Mar 02, 2020 Newsdesk Latest News, Macau, Top of the deck  
Macau’s gross domestic product (GDP) fell by 4.7 percent year-on-year in real terms for the whole of 2019, said on Friday the city’s Statistics and Census Service.
For the fourth quarter that indicator declined by 8.1 percent year-on-year. For the whole of 2019, Macau’s aggregate real GDP was MOP434.7 billion (US$54.2 billion), and on a per-capita basis was MOP645,438, said the statistics bureau.
Factors nonetheless holding back 2019 GDP performance included the fact exports of gaming services fell by 9.8 percent year-on-year, “dragged by a decrease in VIP gaming business,” noted the city’s Statistics and Census Service.
In 2019, Macau-market gross gaming revenue (GGR) generated by VIP play, was down 18.6 percent year-on-year, according to information published in mid-January this year by the local casino regulator, the Gaming Inspection and Coordination Bureau. Such decline was offset by a 15.0-percent increase in mass-market revenue, meaning that Macau’s accumulated casino GGR for full-year 2019 declined only by 3.4 percent year-on-year.
Macau’s GDP performance trends in recent years have broadly coincided with casino GGR trends in the city, highlighting the importance of the gaming sector to the local economy.
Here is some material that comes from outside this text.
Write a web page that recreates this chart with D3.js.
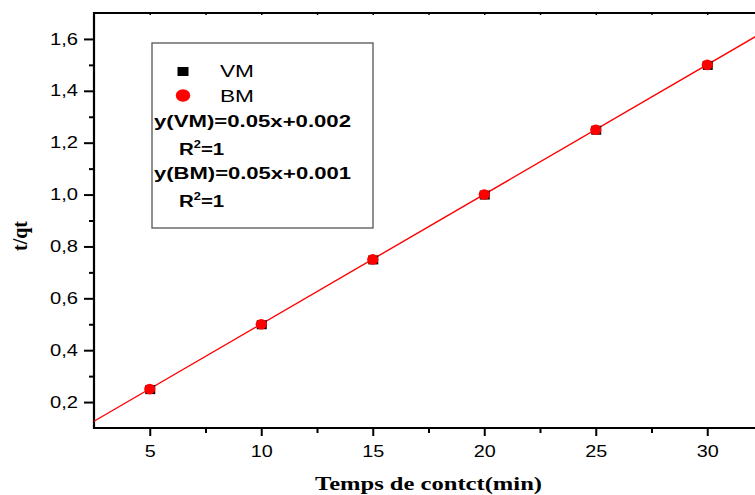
<!DOCTYPE html>
<html>
<head>
<meta charset="utf-8">
<script src="https://cdn.jsdelivr.net/npm/d3@7"></script>
<style>
  html, body { margin: 0; padding: 0; background: #fff; }
  svg { display: block; }
</style>
</head>
<body>
<svg id="chart" width="755" height="495"></svg>
<script>
// ---- data ----
const time = [5, 10, 15, 20, 25, 30];
const vmValues = [0.25, 0.50, 0.75, 1.00, 1.25, 1.50];
const bmValues = [0.25, 0.50, 0.75, 1.00, 1.25, 1.50];
const fitSlope = 0.05;
const fitIntercept = 0.001;
const xDomain = [2.5, 32.5];
const yDomain = [0.1, 1.7];
const xTicks = [5, 10, 15, 20, 25, 30];
const xMinorTicks = [7.5, 12.5, 17.5, 22.5, 27.5];
const yTicks = [0.2, 0.4, 0.6, 0.8, 1.0, 1.2, 1.4, 1.6];
const yMinorTicks = [0.3, 0.5, 0.7, 0.9, 1.1, 1.3, 1.5];
const legendItems = ["VM", "BM"];
const equations = ["y(VM)=0.05x+0.002", "y(BM)=0.05x+0.001"];

(function () {
const svg = d3.select("#chart");
const pL = 94, pR = 763, pT = 13, pB = 428;

const x = d3.scaleLinear().domain(xDomain).range([pL, pR]);
const y = d3.scaleLinear().domain(yDomain).range([pB, pT]);

const sans = "'Liberation Sans', Arial, sans-serif";
const serif = "'Liberation Serif', 'Times New Roman', serif";
const fmtY = d => d3.format(".1f")(d).replace(".", ",");

// ---- minor ticks ----
svg.append("g").attr("transform", `translate(0,${pB})`)
  .call(d3.axisBottom(x).tickValues(xMinorTicks).tickSize(5).tickFormat(""))
  .call(g => g.select(".domain").remove())
  .call(g => g.selectAll("line").attr("stroke", "#000").attr("stroke-width", 2));
svg.append("g").attr("transform", `translate(${pL},0)`)
  .call(d3.axisLeft(y).tickValues(yMinorTicks).tickSize(5).tickFormat(""))
  .call(g => g.select(".domain").remove())
  .call(g => g.selectAll("line").attr("stroke", "#000").attr("stroke-width", 2));

// top axis, inward small ticks
svg.append("g").attr("transform", `translate(0,${pT})`)
  .call(d3.axisBottom(x).tickValues(xTicks.concat(xMinorTicks)).tickSize(2).tickFormat(""))
  .call(g => g.select(".domain").remove())
  .call(g => g.selectAll("line").attr("stroke", "#000").attr("stroke-width", 1.5));

// ---- major axes ----
const xAxis = svg.append("g").attr("transform", `translate(0,${pB})`)
  .call(d3.axisBottom(x).tickValues(xTicks).tickSize(8).tickPadding(10).tickSizeOuter(0));
xAxis.select(".domain").remove();
xAxis.selectAll("line").attr("stroke", "#000").attr("stroke-width", 2);
xAxis.selectAll("text")
  .attr("fill", "#000")
  .style("font-family", sans).style("font-size", "16px")
  .attr("textLength", d => String(d).length * 11)
  .attr("lengthAdjust", "spacingAndGlyphs");

const yAxis = svg.append("g").attr("transform", `translate(${pL},0)`)
  .call(d3.axisLeft(y).tickValues(yTicks).tickSize(10).tickPadding(6).tickFormat(fmtY).tickSizeOuter(0));
yAxis.select(".domain").remove();
yAxis.selectAll("line").attr("stroke", "#000").attr("stroke-width", 2);
yAxis.selectAll("text")
  .attr("fill", "#000")
  .style("font-family", sans).style("font-size", "16px")
  .attr("textLength", 28)
  .attr("lengthAdjust", "spacingAndGlyphs");

// frame lines
svg.append("line").attr("x1", pL).attr("x2", pR).attr("y1", pB).attr("y2", pB)
  .attr("stroke", "#000").attr("stroke-width", 2.2);
svg.append("line").attr("x1", pL).attr("x2", pR).attr("y1", pT).attr("y2", pT)
  .attr("stroke", "#000").attr("stroke-width", 2.2);
svg.append("line").attr("x1", pL).attr("x2", pL).attr("y1", pT - 1).attr("y2", pB + 1)
  .attr("stroke", "#000").attr("stroke-width", 2.2);
svg.append("line").attr("x1", pR).attr("x2", pR).attr("y1", pT - 1).attr("y2", pB + 1)
  .attr("stroke", "#000").attr("stroke-width", 2.2);

// ---- fit line ----
svg.append("path")
  .datum(xDomain)
  .attr("fill", "none").attr("stroke", "#ff0000").attr("stroke-width", 1.4)
  .attr("d", d3.line().x(d => x(d)).y(d => y(fitSlope * d + fitIntercept)));

// ---- points ----
svg.append("g").selectAll("rect").data(time).join("rect")
  .attr("x", d => x(d) - 4.5).attr("y", (d, i) => y(vmValues[i]) - 4)
  .attr("width", 10).attr("height", 9).attr("fill", "#000");
svg.append("g").selectAll("ellipse").data(time).join("ellipse")
  .attr("cx", d => x(d)).attr("cy", (d, i) => y(bmValues[i]))
  .attr("rx", 5.6).attr("ry", 5.3).attr("fill", "#ff0000");

// ---- legend ----
const lg = svg.append("g");
lg.append("rect").attr("x", 152).attr("y", 43).attr("width", 221).attr("height", 185)
  .attr("fill", "#fff").attr("stroke", "#555").attr("stroke-width", 1.3);
lg.append("rect").attr("x", 177.5).attr("y", 67).attr("width", 11).attr("height", 9).attr("fill", "#000");
lg.append("ellipse").attr("cx", 183).attr("cy", 95.5).attr("rx", 7.2).attr("ry", 6.2).attr("fill", "#ff0000");
legendItems.forEach((t, i) => {
  lg.append("text").attr("x", 220).attr("y", 76.5 + i * 25)
    .style("font-family", sans).style("font-size", "17px").attr("fill", "#000")
    .attr("textLength", 34).attr("lengthAdjust", "spacingAndGlyphs")
    .text(t);
});
equations.forEach((t, i) => {
  const by = 126.5 + i * 52;
  lg.append("text").attr("x", 154).attr("y", by)
    .style("font-family", sans).style("font-size", "16px").style("font-weight", "bold").attr("fill", "#000")
    .attr("textLength", 197).attr("lengthAdjust", "spacingAndGlyphs")
    .text(t);
  const r = lg.append("text").attr("transform", `translate(179,${by + 28}) scale(1.28,1)`)
    .style("font-family", sans).style("font-size", "16px").style("font-weight", "bold").attr("fill", "#000");
  r.append("tspan").text("R");
  r.append("tspan").attr("dy", -7).style("font-size", "10px").text("2");
  r.append("tspan").attr("dy", 7).text("=1");
});

// ---- axis titles ----
svg.append("text").attr("x", 428.5).attr("y", 490)
  .attr("text-anchor", "middle")
  .style("font-family", serif).style("font-size", "19px").style("font-weight", "bold").attr("fill", "#000")
  .attr("textLength", 227).attr("lengthAdjust", "spacingAndGlyphs")
  .text("Temps de contct(min)");
svg.append("text").attr("transform", "translate(27,236) rotate(-90)")
  .attr("text-anchor", "middle")
  .style("font-family", serif).style("font-size", "20px").style("font-weight", "bold").attr("fill", "#000")
  .text("t/qt");
})();
</script>
</body>
</html>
In 2018, Macau’s real GDP had expanded by 5.4 percent, when the city’s casino GGR rose by 14.0 percent in year-on-year terms.
For the 2019 GDP numbers, the statistics bureau said exports of tourism services other than gaming “dropped by 7.0 percent year-on-year owing to a decline in visitor arrivals and visitors’ per-capita spending under external influences”.
The bureau noted that Macau’s GDP had been in “negative growth since the first quarter of 2019, owing to decreases in investment and exports of services”.
In October the International Monetary Fund (IMF) had forecast Macau’s GDP would fall by 1.3 percent in 2019 and by 1.1 percent in 2020.
But since then the drag factor linked to China’s slowing economic growth during 2019 has been compounded by the downturn of the city’s tourism market amid the coronavirus alert in place locally since just before Chinese New Year.
On Sunday the Macau government announced Macau casino GGR shrank by 87.8 percent in February in year-on-year terms, negatively affected by factors including a 15-day shutdown ordered by the city’s government as part of the efforts to contain the spread locally of the Covid-19 disease linked with the newly-identified coronavirus.
Brokerage JP Morgan Securities (Asia Pacific) Ltd said in a Sunday note that the February GGR result was “not meaningful” given disruption in the Macau inbound tourism market, particularly since early February. This included “lack of Macau visas” in terms of inbound trips from mainland China, “limited transport options, hours-long health check at the border, potential 14-day quarantine, [and] mandatory face masks” to be worn by customers on casino floors, as well as gaming staff.